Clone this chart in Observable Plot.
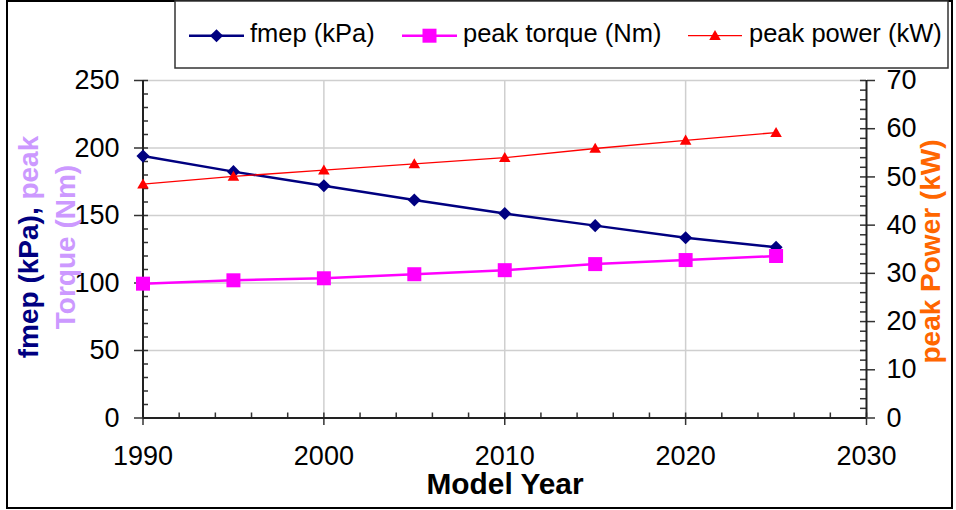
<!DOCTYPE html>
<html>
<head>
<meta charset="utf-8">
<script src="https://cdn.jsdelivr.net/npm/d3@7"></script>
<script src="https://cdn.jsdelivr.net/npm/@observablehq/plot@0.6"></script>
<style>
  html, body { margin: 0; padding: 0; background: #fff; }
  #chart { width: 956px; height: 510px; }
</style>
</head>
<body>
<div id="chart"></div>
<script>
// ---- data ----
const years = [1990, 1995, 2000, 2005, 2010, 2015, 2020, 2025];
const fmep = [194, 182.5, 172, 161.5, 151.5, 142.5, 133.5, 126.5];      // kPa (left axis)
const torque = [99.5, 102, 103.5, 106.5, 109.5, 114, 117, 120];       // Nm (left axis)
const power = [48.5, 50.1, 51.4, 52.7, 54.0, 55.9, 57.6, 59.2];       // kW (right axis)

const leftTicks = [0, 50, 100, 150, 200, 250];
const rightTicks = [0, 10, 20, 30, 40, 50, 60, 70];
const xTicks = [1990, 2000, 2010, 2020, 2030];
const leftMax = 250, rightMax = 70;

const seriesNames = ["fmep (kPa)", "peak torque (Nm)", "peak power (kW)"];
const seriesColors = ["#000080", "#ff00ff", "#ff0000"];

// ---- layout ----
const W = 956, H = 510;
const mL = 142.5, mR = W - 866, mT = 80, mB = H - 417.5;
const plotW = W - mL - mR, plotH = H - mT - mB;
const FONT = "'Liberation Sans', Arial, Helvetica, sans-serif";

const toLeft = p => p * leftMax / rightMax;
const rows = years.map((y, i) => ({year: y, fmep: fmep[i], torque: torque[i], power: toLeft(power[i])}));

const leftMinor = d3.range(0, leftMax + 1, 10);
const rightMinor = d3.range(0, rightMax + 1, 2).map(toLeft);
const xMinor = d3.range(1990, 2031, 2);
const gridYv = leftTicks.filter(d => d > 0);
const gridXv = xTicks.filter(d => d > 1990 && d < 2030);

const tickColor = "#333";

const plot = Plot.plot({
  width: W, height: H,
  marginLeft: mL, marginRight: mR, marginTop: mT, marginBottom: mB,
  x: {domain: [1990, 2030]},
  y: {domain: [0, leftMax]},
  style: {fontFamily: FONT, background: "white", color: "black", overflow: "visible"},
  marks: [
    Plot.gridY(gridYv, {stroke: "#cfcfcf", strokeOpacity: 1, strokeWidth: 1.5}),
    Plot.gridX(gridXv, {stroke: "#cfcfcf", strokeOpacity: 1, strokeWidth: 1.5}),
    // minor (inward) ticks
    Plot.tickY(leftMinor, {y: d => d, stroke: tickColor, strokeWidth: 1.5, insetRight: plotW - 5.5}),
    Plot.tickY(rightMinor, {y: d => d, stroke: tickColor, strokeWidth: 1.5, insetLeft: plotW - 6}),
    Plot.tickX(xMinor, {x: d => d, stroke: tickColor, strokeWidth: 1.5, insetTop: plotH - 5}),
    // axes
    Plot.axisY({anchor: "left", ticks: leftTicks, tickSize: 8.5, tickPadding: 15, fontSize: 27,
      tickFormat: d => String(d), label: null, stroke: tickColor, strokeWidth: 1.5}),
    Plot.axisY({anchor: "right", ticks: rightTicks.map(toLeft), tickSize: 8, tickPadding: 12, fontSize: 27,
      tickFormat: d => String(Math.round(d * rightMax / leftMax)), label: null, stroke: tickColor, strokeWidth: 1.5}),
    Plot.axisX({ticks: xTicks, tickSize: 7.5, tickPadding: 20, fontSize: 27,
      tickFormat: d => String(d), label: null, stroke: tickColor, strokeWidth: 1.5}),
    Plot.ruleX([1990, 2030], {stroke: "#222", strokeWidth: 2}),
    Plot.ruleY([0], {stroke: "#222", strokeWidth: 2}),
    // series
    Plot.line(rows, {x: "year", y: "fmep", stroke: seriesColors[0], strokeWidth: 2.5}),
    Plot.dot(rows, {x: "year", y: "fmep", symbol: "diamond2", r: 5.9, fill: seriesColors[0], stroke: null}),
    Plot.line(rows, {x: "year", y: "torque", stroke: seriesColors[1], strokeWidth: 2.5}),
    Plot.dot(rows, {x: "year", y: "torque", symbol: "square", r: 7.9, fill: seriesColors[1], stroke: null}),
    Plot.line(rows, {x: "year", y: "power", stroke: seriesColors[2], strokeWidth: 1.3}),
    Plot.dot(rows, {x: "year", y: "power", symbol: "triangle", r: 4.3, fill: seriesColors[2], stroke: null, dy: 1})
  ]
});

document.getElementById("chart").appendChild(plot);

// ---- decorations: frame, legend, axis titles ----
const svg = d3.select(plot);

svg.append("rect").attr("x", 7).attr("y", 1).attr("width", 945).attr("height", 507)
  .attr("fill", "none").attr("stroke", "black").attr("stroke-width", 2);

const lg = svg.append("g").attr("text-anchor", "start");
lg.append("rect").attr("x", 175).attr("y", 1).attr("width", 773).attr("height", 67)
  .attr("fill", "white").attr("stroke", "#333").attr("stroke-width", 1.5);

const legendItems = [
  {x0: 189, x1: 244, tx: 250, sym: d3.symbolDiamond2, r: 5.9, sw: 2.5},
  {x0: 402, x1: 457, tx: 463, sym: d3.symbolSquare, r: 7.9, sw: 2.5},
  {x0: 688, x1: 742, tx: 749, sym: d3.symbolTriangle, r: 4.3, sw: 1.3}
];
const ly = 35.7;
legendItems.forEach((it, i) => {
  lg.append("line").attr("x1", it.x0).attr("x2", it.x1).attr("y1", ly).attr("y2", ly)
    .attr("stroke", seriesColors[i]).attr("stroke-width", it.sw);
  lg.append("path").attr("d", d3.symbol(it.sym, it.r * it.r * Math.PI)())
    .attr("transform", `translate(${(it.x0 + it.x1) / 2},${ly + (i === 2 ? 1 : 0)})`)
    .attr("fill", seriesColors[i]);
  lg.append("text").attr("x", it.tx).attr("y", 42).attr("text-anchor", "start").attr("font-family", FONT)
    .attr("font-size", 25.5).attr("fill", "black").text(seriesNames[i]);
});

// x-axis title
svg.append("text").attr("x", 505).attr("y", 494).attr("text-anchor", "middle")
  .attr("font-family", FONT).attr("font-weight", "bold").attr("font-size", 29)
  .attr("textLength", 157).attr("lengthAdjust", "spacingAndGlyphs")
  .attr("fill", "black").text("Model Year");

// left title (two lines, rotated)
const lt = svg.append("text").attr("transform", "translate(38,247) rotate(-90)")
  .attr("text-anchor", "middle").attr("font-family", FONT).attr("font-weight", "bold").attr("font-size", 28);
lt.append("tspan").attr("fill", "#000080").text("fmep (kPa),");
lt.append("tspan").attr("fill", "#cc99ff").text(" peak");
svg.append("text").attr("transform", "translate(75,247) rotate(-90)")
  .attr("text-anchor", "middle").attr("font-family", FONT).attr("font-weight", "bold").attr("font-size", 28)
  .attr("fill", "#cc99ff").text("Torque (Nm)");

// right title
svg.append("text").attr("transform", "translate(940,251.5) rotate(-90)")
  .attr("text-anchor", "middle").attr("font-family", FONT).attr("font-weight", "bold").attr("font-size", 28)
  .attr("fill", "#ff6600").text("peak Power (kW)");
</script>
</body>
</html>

______

Go through the data and gather every line that holds "chart".

- Completed exercise -
Clone this chart in Observable Plot.
  #chart { width: 956px; height: 510px; }
<div id="chart"></div>
document.getElementById("chart").appendChild(plot);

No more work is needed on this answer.